Your task is to reproduce, verbatim and without pictures, the lines from the opening of the listing through the line containing "text=white, anchor=base] (tgtB)".

[BEGIN Provided material]

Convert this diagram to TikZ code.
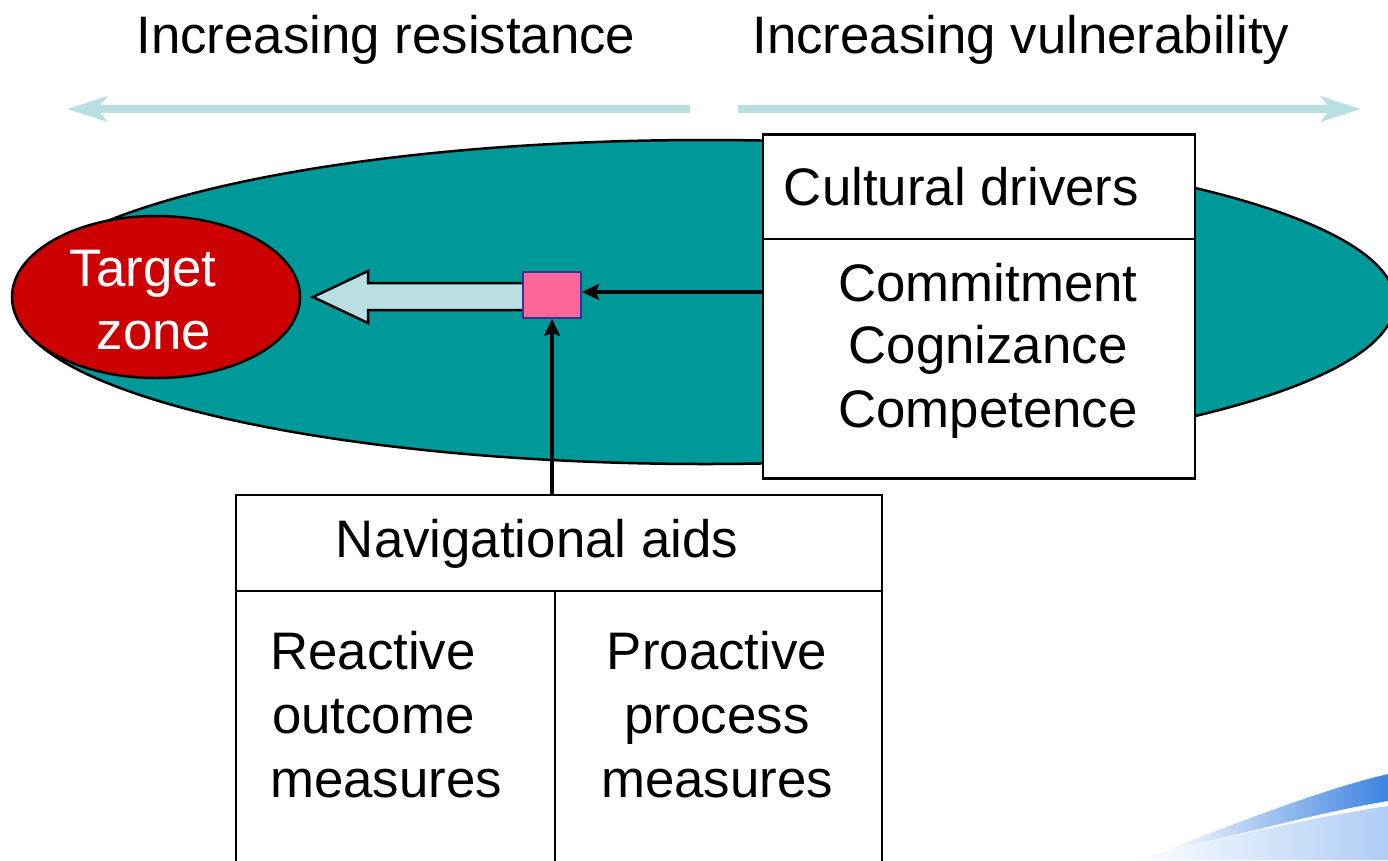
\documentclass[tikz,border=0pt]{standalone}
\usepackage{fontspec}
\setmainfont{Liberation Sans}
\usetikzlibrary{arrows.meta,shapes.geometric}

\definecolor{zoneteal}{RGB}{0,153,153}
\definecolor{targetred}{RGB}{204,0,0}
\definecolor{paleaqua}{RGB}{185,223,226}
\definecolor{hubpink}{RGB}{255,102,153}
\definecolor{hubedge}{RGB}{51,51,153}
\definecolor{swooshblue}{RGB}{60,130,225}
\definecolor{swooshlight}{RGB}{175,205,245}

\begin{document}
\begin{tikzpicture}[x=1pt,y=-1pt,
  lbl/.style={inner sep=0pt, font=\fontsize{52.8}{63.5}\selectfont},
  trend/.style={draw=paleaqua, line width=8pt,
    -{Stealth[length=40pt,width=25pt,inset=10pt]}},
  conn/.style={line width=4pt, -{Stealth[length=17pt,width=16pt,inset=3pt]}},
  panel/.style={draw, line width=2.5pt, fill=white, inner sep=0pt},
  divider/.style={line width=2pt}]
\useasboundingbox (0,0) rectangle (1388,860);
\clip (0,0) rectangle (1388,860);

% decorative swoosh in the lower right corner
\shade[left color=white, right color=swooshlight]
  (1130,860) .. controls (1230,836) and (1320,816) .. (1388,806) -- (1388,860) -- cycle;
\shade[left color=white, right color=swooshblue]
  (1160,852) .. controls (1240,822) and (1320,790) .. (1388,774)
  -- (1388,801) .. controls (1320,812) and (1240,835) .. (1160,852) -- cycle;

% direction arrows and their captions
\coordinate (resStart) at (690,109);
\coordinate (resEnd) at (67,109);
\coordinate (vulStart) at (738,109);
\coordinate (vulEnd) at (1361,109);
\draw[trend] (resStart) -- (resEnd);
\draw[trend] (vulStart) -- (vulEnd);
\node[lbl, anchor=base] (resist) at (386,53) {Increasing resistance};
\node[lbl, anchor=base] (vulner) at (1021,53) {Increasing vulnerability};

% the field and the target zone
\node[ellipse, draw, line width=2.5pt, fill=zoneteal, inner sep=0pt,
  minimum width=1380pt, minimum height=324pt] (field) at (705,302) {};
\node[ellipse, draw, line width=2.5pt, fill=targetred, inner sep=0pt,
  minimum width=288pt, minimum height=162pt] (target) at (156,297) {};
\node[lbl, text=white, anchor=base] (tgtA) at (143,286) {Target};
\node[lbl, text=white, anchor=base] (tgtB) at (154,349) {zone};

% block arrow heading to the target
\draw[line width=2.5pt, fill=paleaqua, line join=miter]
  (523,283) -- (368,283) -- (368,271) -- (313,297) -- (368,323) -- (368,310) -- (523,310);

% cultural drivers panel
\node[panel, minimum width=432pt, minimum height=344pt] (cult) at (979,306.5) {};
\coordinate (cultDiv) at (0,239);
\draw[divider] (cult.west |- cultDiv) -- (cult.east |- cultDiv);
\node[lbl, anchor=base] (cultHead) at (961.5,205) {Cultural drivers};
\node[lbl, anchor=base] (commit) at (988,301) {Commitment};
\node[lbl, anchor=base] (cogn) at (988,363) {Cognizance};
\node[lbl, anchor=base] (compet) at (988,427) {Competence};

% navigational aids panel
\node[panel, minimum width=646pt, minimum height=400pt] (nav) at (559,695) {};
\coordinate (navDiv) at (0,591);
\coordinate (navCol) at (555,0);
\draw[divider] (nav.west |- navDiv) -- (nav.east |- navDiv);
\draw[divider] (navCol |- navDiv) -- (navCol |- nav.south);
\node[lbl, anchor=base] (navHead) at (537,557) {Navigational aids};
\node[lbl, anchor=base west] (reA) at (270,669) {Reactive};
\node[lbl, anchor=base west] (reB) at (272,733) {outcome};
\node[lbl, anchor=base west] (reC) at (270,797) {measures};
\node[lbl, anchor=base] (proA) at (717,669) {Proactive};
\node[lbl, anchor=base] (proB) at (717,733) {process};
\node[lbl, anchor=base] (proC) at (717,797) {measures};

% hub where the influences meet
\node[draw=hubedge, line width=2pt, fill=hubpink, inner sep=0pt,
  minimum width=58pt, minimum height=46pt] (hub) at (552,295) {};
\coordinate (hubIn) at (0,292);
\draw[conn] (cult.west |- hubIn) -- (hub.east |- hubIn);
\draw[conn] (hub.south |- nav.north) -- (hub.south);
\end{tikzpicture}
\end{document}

[END Provided material]

Answer for this exercise:
Convert this diagram to TikZ code.
\documentclass[tikz,border=0pt]{standalone}
\usepackage{fontspec}
\setmainfont{Liberation Sans}
\usetikzlibrary{arrows.meta,shapes.geometric}

\definecolor{zoneteal}{RGB}{0,153,153}
\definecolor{targetred}{RGB}{204,0,0}
\definecolor{paleaqua}{RGB}{185,223,226}
\definecolor{hubpink}{RGB}{255,102,153}
\definecolor{hubedge}{RGB}{51,51,153}
\definecolor{swooshblue}{RGB}{60,130,225}
\definecolor{swooshlight}{RGB}{175,205,245}

\begin{document}
\begin{tikzpicture}[x=1pt,y=-1pt,
  lbl/.style={inner sep=0pt, font=\fontsize{52.8}{63.5}\selectfont},
  trend/.style={draw=paleaqua, line width=8pt,
    -{Stealth[length=40pt,width=25pt,inset=10pt]}},
  conn/.style={line width=4pt, -{Stealth[length=17pt,width=16pt,inset=3pt]}},
  panel/.style={draw, line width=2.5pt, fill=white, inner sep=0pt},
  divider/.style={line width=2pt}]
\useasboundingbox (0,0) rectangle (1388,860);
\clip (0,0) rectangle (1388,860);

% decorative swoosh in the lower right corner
\shade[left color=white, right color=swooshlight]
  (1130,860) .. controls (1230,836) and (1320,816) .. (1388,806) -- (1388,860) -- cycle;
\shade[left color=white, right color=swooshblue]
  (1160,852) .. controls (1240,822) and (1320,790) .. (1388,774)
  -- (1388,801) .. controls (1320,812) and (1240,835) .. (1160,852) -- cycle;

% direction arrows and their captions
\coordinate (resStart) at (690,109);
\coordinate (resEnd) at (67,109);
\coordinate (vulStart) at (738,109);
\coordinate (vulEnd) at (1361,109);
\draw[trend] (resStart) -- (resEnd);
\draw[trend] (vulStart) -- (vulEnd);
\node[lbl, anchor=base] (resist) at (386,53) {Increasing resistance};
\node[lbl, anchor=base] (vulner) at (1021,53) {Increasing vulnerability};

% the field and the target zone
\node[ellipse, draw, line width=2.5pt, fill=zoneteal, inner sep=0pt,
  minimum width=1380pt, minimum height=324pt] (field) at (705,302) {};
\node[ellipse, draw, line width=2.5pt, fill=targetred, inner sep=0pt,
  minimum width=288pt, minimum height=162pt] (target) at (156,297) {};
\node[lbl, text=white, anchor=base] (tgtA) at (143,286) {Target};
\node[lbl, text=white, anchor=base] (tgtB) at (154,349) {zone};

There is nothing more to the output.